Objective: Return the data exactly, with all pictures removed.
— start Data block —
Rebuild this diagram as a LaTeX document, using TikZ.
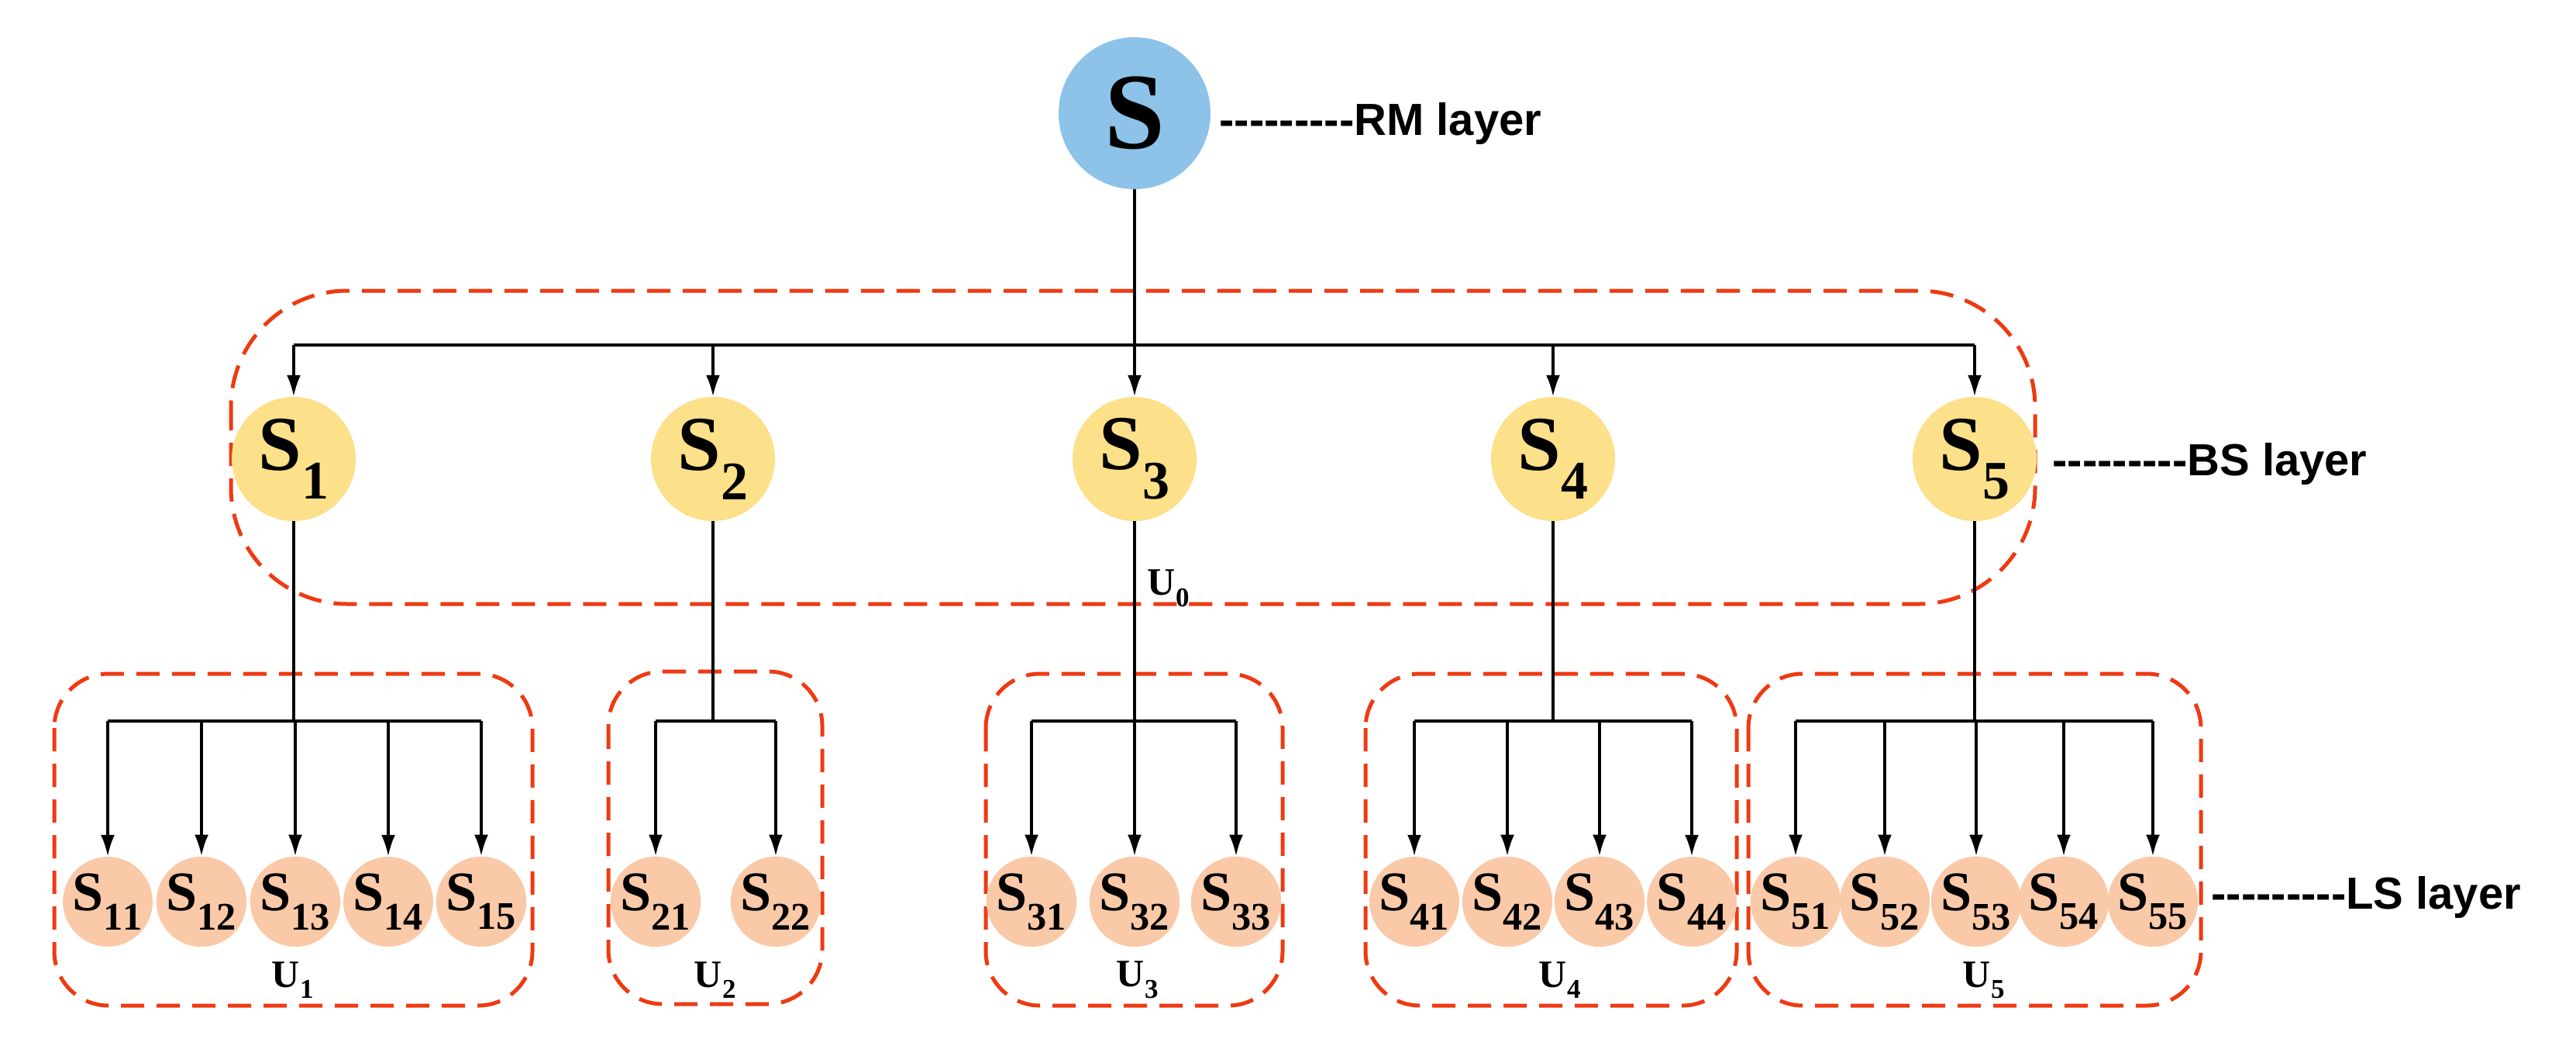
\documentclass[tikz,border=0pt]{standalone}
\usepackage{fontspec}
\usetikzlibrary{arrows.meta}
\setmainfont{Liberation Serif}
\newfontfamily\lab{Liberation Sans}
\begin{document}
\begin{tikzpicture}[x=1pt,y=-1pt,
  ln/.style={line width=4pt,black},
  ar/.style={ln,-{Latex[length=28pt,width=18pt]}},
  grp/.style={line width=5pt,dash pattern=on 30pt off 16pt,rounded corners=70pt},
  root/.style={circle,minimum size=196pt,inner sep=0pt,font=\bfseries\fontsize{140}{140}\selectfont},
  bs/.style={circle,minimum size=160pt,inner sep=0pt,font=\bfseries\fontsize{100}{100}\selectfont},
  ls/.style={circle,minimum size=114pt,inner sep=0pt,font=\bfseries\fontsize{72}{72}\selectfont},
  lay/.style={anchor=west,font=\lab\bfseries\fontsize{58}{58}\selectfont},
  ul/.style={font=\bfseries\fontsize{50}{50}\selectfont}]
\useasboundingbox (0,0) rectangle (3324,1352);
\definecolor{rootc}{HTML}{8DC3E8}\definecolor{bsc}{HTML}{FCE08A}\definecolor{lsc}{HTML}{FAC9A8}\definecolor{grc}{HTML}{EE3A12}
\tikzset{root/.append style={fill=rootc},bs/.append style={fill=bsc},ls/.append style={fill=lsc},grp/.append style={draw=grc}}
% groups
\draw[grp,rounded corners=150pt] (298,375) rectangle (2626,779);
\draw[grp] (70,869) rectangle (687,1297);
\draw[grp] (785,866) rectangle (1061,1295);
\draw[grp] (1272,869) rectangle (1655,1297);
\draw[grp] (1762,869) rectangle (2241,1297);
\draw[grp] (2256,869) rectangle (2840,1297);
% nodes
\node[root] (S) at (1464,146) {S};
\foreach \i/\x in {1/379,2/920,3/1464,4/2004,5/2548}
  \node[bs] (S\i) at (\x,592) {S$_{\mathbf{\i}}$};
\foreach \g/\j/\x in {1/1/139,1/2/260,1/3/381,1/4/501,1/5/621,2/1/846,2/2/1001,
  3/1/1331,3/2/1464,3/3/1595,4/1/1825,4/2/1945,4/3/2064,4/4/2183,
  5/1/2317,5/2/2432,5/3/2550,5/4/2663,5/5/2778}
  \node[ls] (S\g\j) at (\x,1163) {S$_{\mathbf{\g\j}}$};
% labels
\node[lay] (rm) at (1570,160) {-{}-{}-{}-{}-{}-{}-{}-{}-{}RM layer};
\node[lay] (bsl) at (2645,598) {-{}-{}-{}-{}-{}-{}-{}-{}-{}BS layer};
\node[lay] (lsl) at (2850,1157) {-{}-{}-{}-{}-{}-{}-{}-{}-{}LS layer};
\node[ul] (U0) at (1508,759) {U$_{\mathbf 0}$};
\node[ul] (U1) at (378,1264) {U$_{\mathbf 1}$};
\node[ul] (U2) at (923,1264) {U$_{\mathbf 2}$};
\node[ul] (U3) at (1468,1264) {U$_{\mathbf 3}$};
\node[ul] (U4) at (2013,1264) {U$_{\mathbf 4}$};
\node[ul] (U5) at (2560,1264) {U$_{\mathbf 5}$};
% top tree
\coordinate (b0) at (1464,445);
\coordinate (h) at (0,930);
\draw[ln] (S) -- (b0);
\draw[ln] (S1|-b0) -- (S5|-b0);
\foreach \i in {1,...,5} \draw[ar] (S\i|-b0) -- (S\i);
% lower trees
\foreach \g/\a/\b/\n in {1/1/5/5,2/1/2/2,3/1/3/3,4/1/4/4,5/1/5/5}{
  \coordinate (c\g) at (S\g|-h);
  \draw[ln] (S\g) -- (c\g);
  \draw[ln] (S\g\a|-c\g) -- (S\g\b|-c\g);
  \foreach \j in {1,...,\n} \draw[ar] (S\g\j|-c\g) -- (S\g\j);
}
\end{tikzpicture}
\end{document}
— end Data block —
Correct result:
Rebuild this diagram as a LaTeX document, using TikZ.
\documentclass[tikz,border=0pt]{standalone}
\usepackage{fontspec}
\usetikzlibrary{arrows.meta}
\setmainfont{Liberation Serif}
\newfontfamily\lab{Liberation Sans}
\begin{document}
\begin{tikzpicture}[x=1pt,y=-1pt,
  ln/.style={line width=4pt,black},
  ar/.style={ln,-{Latex[length=28pt,width=18pt]}},
  grp/.style={line width=5pt,dash pattern=on 30pt off 16pt,rounded corners=70pt},
  root/.style={circle,minimum size=196pt,inner sep=0pt,font=\bfseries\fontsize{140}{140}\selectfont},
  bs/.style={circle,minimum size=160pt,inner sep=0pt,font=\bfseries\fontsize{100}{100}\selectfont},
  ls/.style={circle,minimum size=114pt,inner sep=0pt,font=\bfseries\fontsize{72}{72}\selectfont},
  lay/.style={anchor=west,font=\lab\bfseries\fontsize{58}{58}\selectfont},
  ul/.style={font=\bfseries\fontsize{50}{50}\selectfont}]
\useasboundingbox (0,0) rectangle (3324,1352);
\definecolor{rootc}{HTML}{8DC3E8}\definecolor{bsc}{HTML}{FCE08A}\definecolor{lsc}{HTML}{FAC9A8}\definecolor{grc}{HTML}{EE3A12}
\tikzset{root/.append style={fill=rootc},bs/.append style={fill=bsc},ls/.append style={fill=lsc},grp/.append style={draw=grc}}
% groups
\draw[grp,rounded corners=150pt] (298,375) rectangle (2626,779);
\draw[grp] (70,869) rectangle (687,1297);
\draw[grp] (785,866) rectangle (1061,1295);
\draw[grp] (1272,869) rectangle (1655,1297);
\draw[grp] (1762,869) rectangle (2241,1297);
\draw[grp] (2256,869) rectangle (2840,1297);
% nodes
\node[root] (S) at (1464,146) {S};
\foreach \i/\x in {1/379,2/920,3/1464,4/2004,5/2548}
  \node[bs] (S\i) at (\x,592) {S$_{\mathbf{\i}}$};
\foreach \g/\j/\x in {1/1/139,1/2/260,1/3/381,1/4/501,1/5/621,2/1/846,2/2/1001,
  3/1/1331,3/2/1464,3/3/1595,4/1/1825,4/2/1945,4/3/2064,4/4/2183,
  5/1/2317,5/2/2432,5/3/2550,5/4/2663,5/5/2778}
  \node[ls] (S\g\j) at (\x,1163) {S$_{\mathbf{\g\j}}$};
% labels
\node[lay] (rm) at (1570,160) {-{}-{}-{}-{}-{}-{}-{}-{}-{}RM layer};
\node[lay] (bsl) at (2645,598) {-{}-{}-{}-{}-{}-{}-{}-{}-{}BS layer};
\node[lay] (lsl) at (2850,1157) {-{}-{}-{}-{}-{}-{}-{}-{}-{}LS layer};
\node[ul] (U0) at (1508,759) {U$_{\mathbf 0}$};
\node[ul] (U1) at (378,1264) {U$_{\mathbf 1}$};
\node[ul] (U2) at (923,1264) {U$_{\mathbf 2}$};
\node[ul] (U3) at (1468,1264) {U$_{\mathbf 3}$};
\node[ul] (U4) at (2013,1264) {U$_{\mathbf 4}$};
\node[ul] (U5) at (2560,1264) {U$_{\mathbf 5}$};
% top tree
\coordinate (b0) at (1464,445);
\coordinate (h) at (0,930);
\draw[ln] (S) -- (b0);
\draw[ln] (S1|-b0) -- (S5|-b0);
\foreach \i in {1,...,5} \draw[ar] (S\i|-b0) -- (S\i);
% lower trees
\foreach \g/\a/\b/\n in {1/1/5/5,2/1/2/2,3/1/3/3,4/1/4/4,5/1/5/5}{
  \coordinate (c\g) at (S\g|-h);
  \draw[ln] (S\g) -- (c\g);
  \draw[ln] (S\g\a|-c\g) -- (S\g\b|-c\g);
  \foreach \j in {1,...,\n} \draw[ar] (S\g\j|-c\g) -- (S\g\j);
}
\end{tikzpicture}
\end{document}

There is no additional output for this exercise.